Variação do INPC em 12 meses:
Agosto de 2021: +10,42%
Setembro de 2021: +10,78%
Outubro de 2021: +11,08%
Novembro de 2021: +10,96%
Dezembro de 2021: +10,16%
Janeiro de 2022: +10,60%
Fevereiro de 2022: +10,80%
"Quanto maior for a taxa de inflação, maior a distorção que ela causa na economia. Embora muitas empresas reajustem seus preços na média dos 10% de inflação, muitas delas não conseguem reajustar ou demoram a fazer isso", afirma Pieri.
DESEMPREGO
Outro fator que tem prejudicado os trabalhadores nas negociações salariais é o desemprego elevado. O economista Antonio Corrêa de Lacerda, professor da PUC-SP (Pontifícia Universidade Católica de São Paulo) e presidente do Conselho Federal de Economia (Cofecon), afirma que esta situação favorece as empresas nas negociações.

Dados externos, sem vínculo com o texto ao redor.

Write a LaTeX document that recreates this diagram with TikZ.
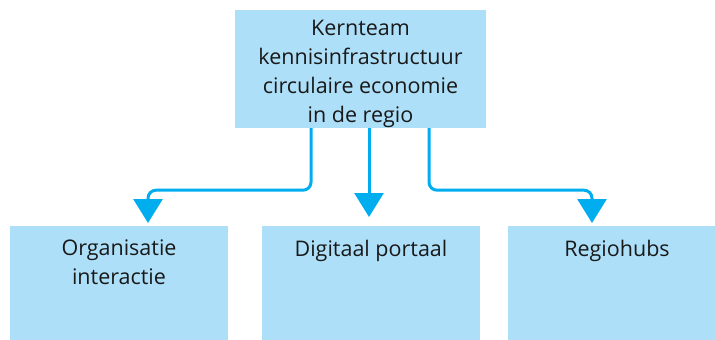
\documentclass[tikz,border=0pt]{standalone}
\usepackage{fontspec}
\setmainfont{Open Sans}
\usetikzlibrary{arrows.meta}
\definecolor{boxfill}{HTML}{ADDFF8}
\definecolor{arrowblue}{HTML}{00AEEF}
\begin{document}
\begin{tikzpicture}[x=1pt,y=-1pt,
  box/.style={fill=boxfill,draw=none,inner sep=0pt},
  lbl/.style={font=\fontsize{21.5}{29}\selectfont,align=center,inner sep=0pt,text=black!90},
  arr/.style={draw=arrowblue,line width=3pt,rounded corners=8pt,-{Triangle[width=29pt,length=24pt]}}]
\useasboundingbox (0,0) rectangle (715,340);
\node[box,minimum width=251pt,minimum height=118pt] (top) at (360.5,69) {};
\node[lbl] (toptext) at (360.5,74) {Kernteam\\kennisinfrastructuur\\circulaire economie\\in de regio};
\node[box,minimum width=218pt,minimum height=120pt,anchor=north] (b1) at (119,226) {};
\node[box,minimum width=218pt,minimum height=120pt,anchor=north] (b2) at (371,226) {};
\node[box,minimum width=218pt,minimum height=120pt,anchor=north] (b3) at (617,226) {};
\node[lbl,anchor=north] (t1) at ([yshift=-14pt]b1.north) {Organisatie\\interactie};
\node[lbl,anchor=north] (t2) at ([yshift=-14pt]b2.north) {Digitaal portaal};
\node[lbl,anchor=north] (t3) at ([yshift=-14pt]b3.north) {Regiohubs};
\draw[arr] ([xshift=-49.5pt]top.south) -- ++(0,62) -| ([xshift=29pt,yshift=3pt]b1.north);
\draw[arr] ([xshift=8.5pt]top.south) -- ([xshift=-2pt,yshift=9pt]b2.north);
\draw[arr] ([xshift=68.5pt]top.south) -- ++(0,62) -| ([xshift=-25pt,yshift=3pt]b3.north);
\end{tikzpicture}
\end{document}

Os dados do IBGE indicam que, no quarto trimestre de 2021, o Brasil tinha 12 milhões de desempregados e outros 4,8 milhões de desalentados (pessoas que gostariam de trabalhar, mas que não procuraram emprego por achar que não encontrariam).
"A soma de desocupados, desalentados e subocupados no Brasil chega a 29 milhões de pessoas", diz Lacerda. "Ou seja, a oferta e a procura, base para formação do preço do trabalho, é francamente favorável ao empregador. Isso diminui muito a força de negociação do trabalhador e dos sindicatos."
Para Pieri, da FGV, a situação não vai se alterar no curto prazo. "A recomposição de salários vai levar alguns anos. E isso tem tudo a ver com a baixa expectativa de crescimento do país", afirma.
"Só quando as empresas tiverem que competir por trabalhadores é que teremos reajustes expressivos."